A Shift That's Already Happening
Artificial intelligence in education is no longer a distant concept — it's already embedded in tools millions of students and teachers use every day. From AI writing assistants to adaptive learning platforms, the question is no longer if AI will change education, but how educators and students should respond.
Where AI Is Currently Being Used in Education
Adaptive Learning Platforms
Platforms like Khan Academy's Khanmigo and similar tools use AI to adjust the difficulty and pacing of content based on individual student performance. Rather than every student reading the same lesson at the same speed, adaptive systems identify knowledge gaps and respond in real time — something a single teacher managing 30 students cannot do alone.
Writing and Essay Feedback Tools
AI tools can now provide instant, detailed feedback on grammar, structure, and clarity. While this raises valid concerns about academic integrity, used responsibly these tools can help students iterate on drafts faster and understand their weaknesses before submitting final work.
Administrative Efficiency for Teachers
Lesson planning, grading rubrics, differentiated worksheets, and parent communication drafts — AI tools can significantly reduce the administrative burden on teachers, freeing up time for direct student interaction, which no algorithm can replace.
The Legitimate Concerns
Academic Integrity
The rise of AI-generated text has created real challenges for educators trying to assess genuine student understanding. Many institutions are responding with updated honor codes, oral assessments, and in-class writing components. The solution isn't banning AI — it's teaching students when and how to use it ethically.
Equity and Access
Not all students have equal access to the devices, internet connections, and digital literacy skills needed to benefit from AI-powered tools. If AI in education becomes the primary differentiator of academic quality, it risks widening existing gaps rather than closing them.

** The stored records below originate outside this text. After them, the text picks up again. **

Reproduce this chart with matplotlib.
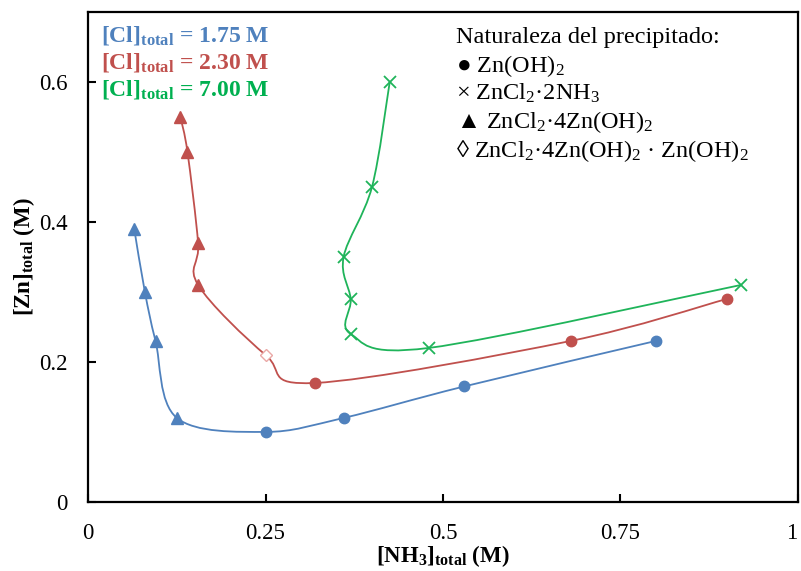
import matplotlib
matplotlib.use("Agg")
import matplotlib.pyplot as plt
from matplotlib.path import Path
from matplotlib.patches import PathPatch

# Datos
# 1.75 M de Cl
azul_x = [0.065, 0.08, 0.095, 0.125, 0.25, 0.36, 0.53, 0.80]
azul_y = [0.39, 0.30, 0.23, 0.12, 0.10, 0.12, 0.165, 0.23]
azul_tipo = ["tri", "tri", "tri", "tri", "circ", "circ", "circ", "circ"]

# 2.30 M de Cl
rojo_x = [0.13, 0.14, 0.155, 0.155, 0.25, 0.32, 0.68, 0.90]
rojo_y = [0.55, 0.50, 0.37, 0.31, 0.21, 0.17, 0.23, 0.29]
rojo_tipo = ["tri", "tri", "tri", "tri", "diam", "circ", "circ", "circ"]

# 7.00 M de Cl
verde_x = [0.425, 0.40, 0.36, 0.37, 0.37, 0.48, 0.92]
verde_y = [0.60, 0.45, 0.35, 0.29, 0.24, 0.22, 0.31]
verde_tipo = ["cruz"] * 7

x_ticks = [0, 0.25, 0.5, 0.75, 1]
x_ticklabels = ["0", "0.25", "0.5", "0.75", "1"]
y_ticks = [0, 0.2, 0.4, 0.6]
y_ticklabels = ["0", "0.2", "0.4", "0.6"]

AZUL = "#4f81bd"
ROJO = "#c0504d"
VERDE = "#1fb45a"
VERDE_TXT = "#00b050"

plt.rcParams["font.family"] = ["Liberation Serif", "DejaVu Sans"]
plt.rcParams["mathtext.fontset"] = "custom"
plt.rcParams["mathtext.rm"] = "Liberation Serif"
plt.rcParams["mathtext.it"] = "Liberation Serif:italic"
plt.rcParams["mathtext.bf"] = "Liberation Serif:bold"


def curva_suave(ax, xs, ys, color):
    # Bezier tipo Catmull-Rom (como la línea suavizada de Excel)
    pts = list(zip(xs, ys))
    n = len(pts)
    verts = [pts[0]]
    codes = [Path.MOVETO]
    for i in range(n - 1):
        p0 = pts[i - 1] if i > 0 else pts[i]
        p1 = pts[i]
        p2 = pts[i + 1]
        p3 = pts[i + 2] if i + 2 < n else pts[i + 1]
        c1 = (p1[0] + (p2[0] - p0[0]) / 6, p1[1] + (p2[1] - p0[1]) / 6)
        c2 = (p2[0] - (p3[0] - p1[0]) / 6, p2[1] - (p3[1] - p1[1]) / 6)
        verts += [c1, c2, p2]
        codes += [Path.CURVE4] * 3
    patch = PathPatch(Path(verts, codes), fill=False, edgecolor=color, lw=1.3, zorder=2)
    ax.add_patch(patch)


def marcadores(ax, xs, ys, tipos, color):
    for x, y, t in zip(xs, ys, tipos):
        if t == "tri":
            ax.plot(x, y, marker="^", ms=8, color=color, mec=color, zorder=3)
        elif t == "circ":
            ax.plot(x, y, marker="o", ms=7.5, color=color, mec=color, zorder=3)
        elif t == "cruz":
            ax.plot(x, y, marker="x", ms=8, mew=1.3, color=color, zorder=3)
        elif t == "diam":
            ax.plot(x, y, marker="D", ms=6.5, mfc="white", mec="#eaa8a6", mew=1.0, zorder=3)


fig = plt.figure(figsize=(8.01, 5.71), dpi=100)
ax = fig.add_axes([0.110, 0.121, 0.886, 0.858])

for xs, ys, tipos, c in [(azul_x, azul_y, azul_tipo, AZUL),
                         (rojo_x, rojo_y, rojo_tipo, ROJO),
                         (verde_x, verde_y, verde_tipo, VERDE)]:
    curva_suave(ax, xs, ys, c)
    marcadores(ax, xs, ys, tipos, c)

ax.set_xlim(0, 1)
ax.set_ylim(0, 0.7)
ax.set_xticks(x_ticks)
ax.set_xticklabels(x_ticklabels)
ax.set_yticks(y_ticks)
ax.set_yticklabels(y_ticklabels)
ax.tick_params(direction="in", length=6, width=1.5, labelsize=16.5,
               top=False, right=False)
ax.tick_params(axis="x", pad=15.5)
ax.tick_params(axis="y", pad=14.5)
# el "1" queda pegado al borde derecho
ax.get_xticklabels()[-1].set_horizontalalignment("right")
for sp in ax.spines.values():
    sp.set_linewidth(1.6)

ax.set_xlabel(r"$\mathbf{[NH_3]_{total}}$ (M)", fontsize=16.5, fontweight="bold", labelpad=-1)
ax.set_ylabel(r"$\mathbf{[Zn]_{total}}$ (M)", fontsize=16.5, fontweight="bold", labelpad=1.5)

# leyenda de concentraciones
conc = [("1.75", AZUL), ("2.30", ROJO), ("7.00", VERDE_TXT)]
ys_conc = [0.939, 0.884, 0.829]
for (v, c), yy in zip(conc, ys_conc):
    ax.text(0.018, yy, r"$\mathbf{[Cl]_{total}}$" + f" = {v} M",
            transform=ax.transAxes, fontsize=17, fontweight="bold", color=c,
            ha="left", va="baseline")

# naturaleza del precipitado
lineas = [
    "Naturaleza del precipitado:",
    "\u25cf Zn(OH)$_2$",
    "\u00d7 ZnCl$_2$\u00b72NH$_3$",
    "\u25b2 ZnCl$_2$\u00b74Zn(OH)$_2$",
    "\u25ca ZnCl$_2$\u00b74Zn(OH)$_2$ \u00b7 Zn(OH)$_2$",
]
ys_txt = [0.937, 0.878, 0.820, 0.763, 0.704]
for t, yy in zip(lineas, ys_txt):
    ax.text(0.519, yy, t, transform=ax.transAxes, fontsize=17.5, color="black",
            ha="left", va="baseline")

fig.savefig("out.png", dpi=100)
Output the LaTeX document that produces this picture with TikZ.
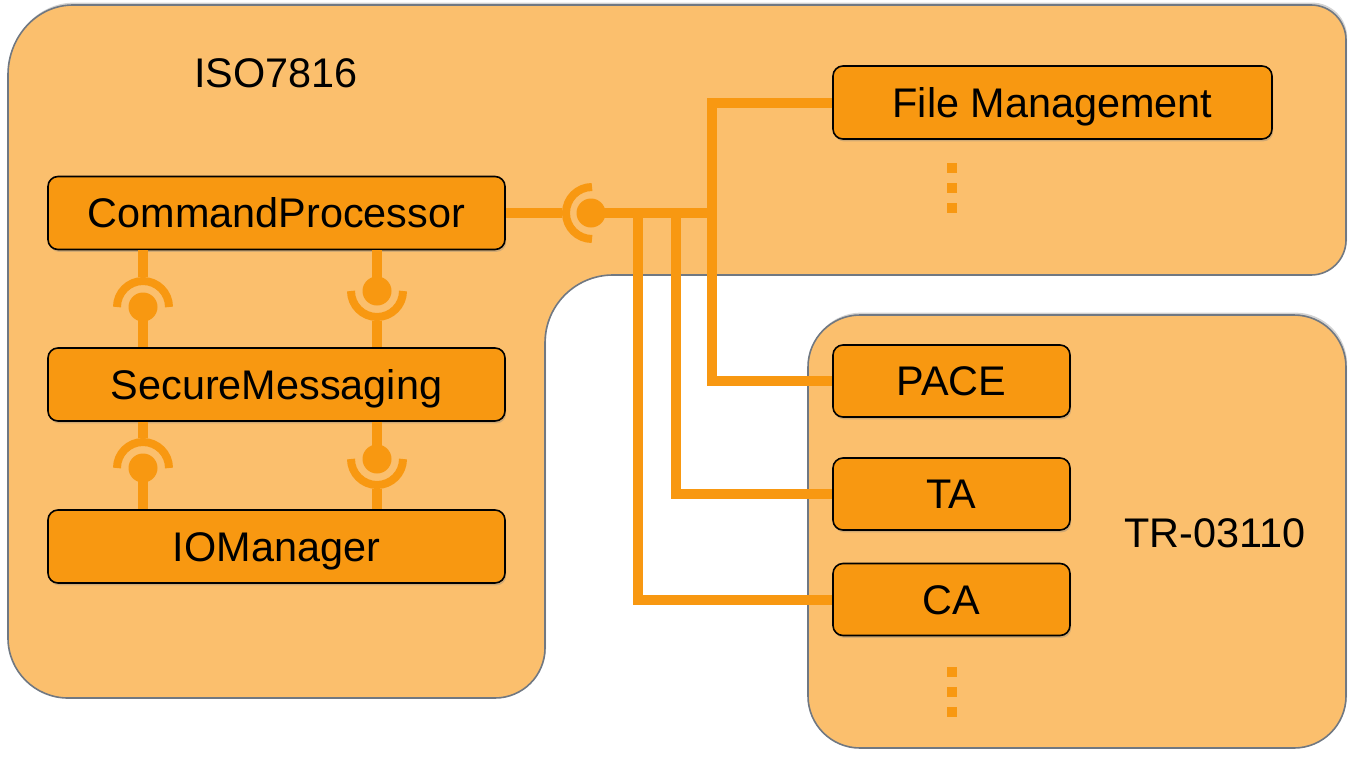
\documentclass[tikz,border=0pt]{standalone}
\usepackage{fontspec}
\setmainfont{Liberation Sans}
\usetikzlibrary{shadows}

\definecolor{cArea}{RGB}{251,191,109}
\definecolor{cBox}{RGB}{248,152,17}
\definecolor{cRim}{RGB}{112,120,130}

\begin{document}
\begin{tikzpicture}[x=0.5pt,y=0.5pt,yscale=-1,xscale=1,
  area/.style={fill=cArea,draw=cRim,line width=0.8pt,
    drop shadow={shadow xshift=0.6pt,shadow yshift=1.2pt,opacity=0.35}},
  comp/.style={rectangle,rounded corners=5pt,fill=cBox,draw=black,line width=0.8pt,
    inner sep=0pt,font=\fontsize{20.7}{24}\selectfont,text height=14.8pt,text depth=0pt,
    drop shadow={shadow xshift=0.6pt,shadow yshift=-1.2pt,opacity=0.35}},
  title/.style={font=\fontsize{20.7}{24}\selectfont,inner sep=0pt},
  bus/.style={draw=cBox,line width=5pt},
  sock/.style={draw=cBox,line width=4pt},
  ball/.style={circle,fill=cBox,inner sep=0pt,minimum size=14.5pt},
  hole/.style={circle,inner sep=0pt,minimum size=30pt},
  dot/.style={rectangle,fill=cBox,inner sep=0pt,minimum size=5pt}]
\useasboundingbox (0,0) rectangle (1353,760);

%Shape: ISO7816 area
\path[area] (73,5) -- (1311,5) .. controls (1330.3,5) and (1346,20.7) .. (1346,40)
  -- (1346,240) .. controls (1346,259.3) and (1330.3,275) .. (1311,275)
  -- (613,275) .. controls (575.4,275) and (545,305.4) .. (545,343)
  -- (545,648) .. controls (545,675.6) and (522.6,698) .. (495,698)
  -- (68,698) .. controls (34.9,698) and (8,671.1) .. (8,638)
  -- (8,75) .. controls (8,36.3) and (37.1,5) .. (73,5) -- cycle;
%Shape: TR-03110 area
\path[area,rounded corners=26pt] (808,315) rectangle (1346,748);

% Text Node
\node[title] (iso) at (276,73) {ISO7816};
% Text Node
\node[title] (tr) at (1215,533) {TR-03110};

%Components
\node[comp,minimum width=228.5pt,minimum height=36.5pt] (cmd) at (276.5,213) {CommandProcessor};
\node[comp,minimum width=228.5pt,minimum height=36.5pt] (sm) at (276.5,384.5) {SecureMessaging};
\node[comp,minimum width=228.5pt,minimum height=36.5pt] (io) at (276.5,546.5) {IOManager};
\node[comp,minimum width=219.5pt,minimum height=36.5pt] (fm) at (1052.5,102.5) {File Management};
\node[comp,minimum width=118.5pt,minimum height=36pt] (pace) at (951.5,381) {PACE};
\node[comp,minimum width=118.5pt,minimum height=36pt] (ta) at (951.5,494) {TA};
\node[comp,minimum width=118.5pt,minimum height=36pt] (ca) at (951.5,599.5) {CA};

%Interface: CommandProcessor to modules
\node[hole] (sk0) at (592,213) {};
\draw[bus] (cmd.east) -- (sk0.west);
\draw[sock] (sk0.center) ++(0,-26) arc[start angle=270,end angle=90,radius=26];
\coordinate (j1) at (638,213);
\coordinate (j2) at (676,213);
\coordinate (j3) at (712,213);
\draw[bus] (fm.west) -| (j3) |- (pace.west);
\draw[bus] (j2) |- (ta.west);
\draw[bus] (j1) |- (ca.west);
\node[ball] (b0) at (591,213) {};
\draw[bus] (b0.center) -- (j3);

%Interfaces: CommandProcessor / SecureMessaging
\node[hole] (sk1) at (143,307) {};
\node[ball] (b1) at (143,307) {};
\draw[bus] (sk1 |- cmd.south) -- (sk1.north);
\draw[sock] (sk1.center) ++(-26,0) arc[start angle=180,end angle=360,radius=26];
\draw[bus] (b1.center) -- (b1 |- sm.north);
\node[hole] (sk2) at (377,291) {};
\node[ball] (b2) at (377,291) {};
\draw[bus] (b2 |- cmd.south) -- (b2.center);
\draw[sock] (sk2.center) ++(-26,0) arc[start angle=180,end angle=0,radius=26];
\draw[bus] (sk2.south) -- (sk2 |- sm.north);

%Interfaces: SecureMessaging / IOManager
\node[hole] (sk3) at (143,468) {};
\node[ball] (b3) at (143,468) {};
\draw[bus] (sk3 |- sm.south) -- (sk3.north);
\draw[sock] (sk3.center) ++(-26,0) arc[start angle=180,end angle=360,radius=26];
\draw[bus] (b3.center) -- (b3 |- io.north);
\node[hole] (sk4) at (377,459) {};
\node[ball] (b4) at (377,459) {};
\draw[bus] (b4 |- sm.south) -- (b4.center);
\draw[sock] (sk4.center) ++(-26,0) arc[start angle=180,end angle=0,radius=26];
\draw[bus] (sk4.south) -- (sk4 |- io.north);

%Dots
\foreach \y in {168,188,208} \node[dot] (d\y) at (952,\y) {};
\foreach \y in {672,692,712} \node[dot] (d\y) at (952,\y) {};

\end{tikzpicture}
\end{document}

Over-reliance and Shallow Learning
When students use AI to bypass the struggle of working through a problem, they miss the productive difficulty that builds genuine understanding. Educators are increasingly focused on designing tasks where the process — not just the answer — must come from the student.
What Good AI Integration Looks Like
- Using AI as a starting point, not a finished product
- Teaching students to critically evaluate AI-generated output
- Reserving AI assistance for lower-order tasks so higher-order thinking remains student-driven
- Building AI literacy as a core 21st-century skill
The Role of the Human Educator
Despite the rapid advancement of AI, the core elements of great teaching — mentorship, motivation, emotional intelligence, and the ability to read a room — remain irreplaceable. The best educators won't be replaced by AI; they'll be the ones who learn to work alongside it effectively.
Looking Ahead
AI in education will continue to evolve rapidly. Students and teachers who approach it with curiosity and critical thinking — rather than fear or uncritical adoption — will be best positioned to thrive. The technology is only as good as the intention behind how it's used.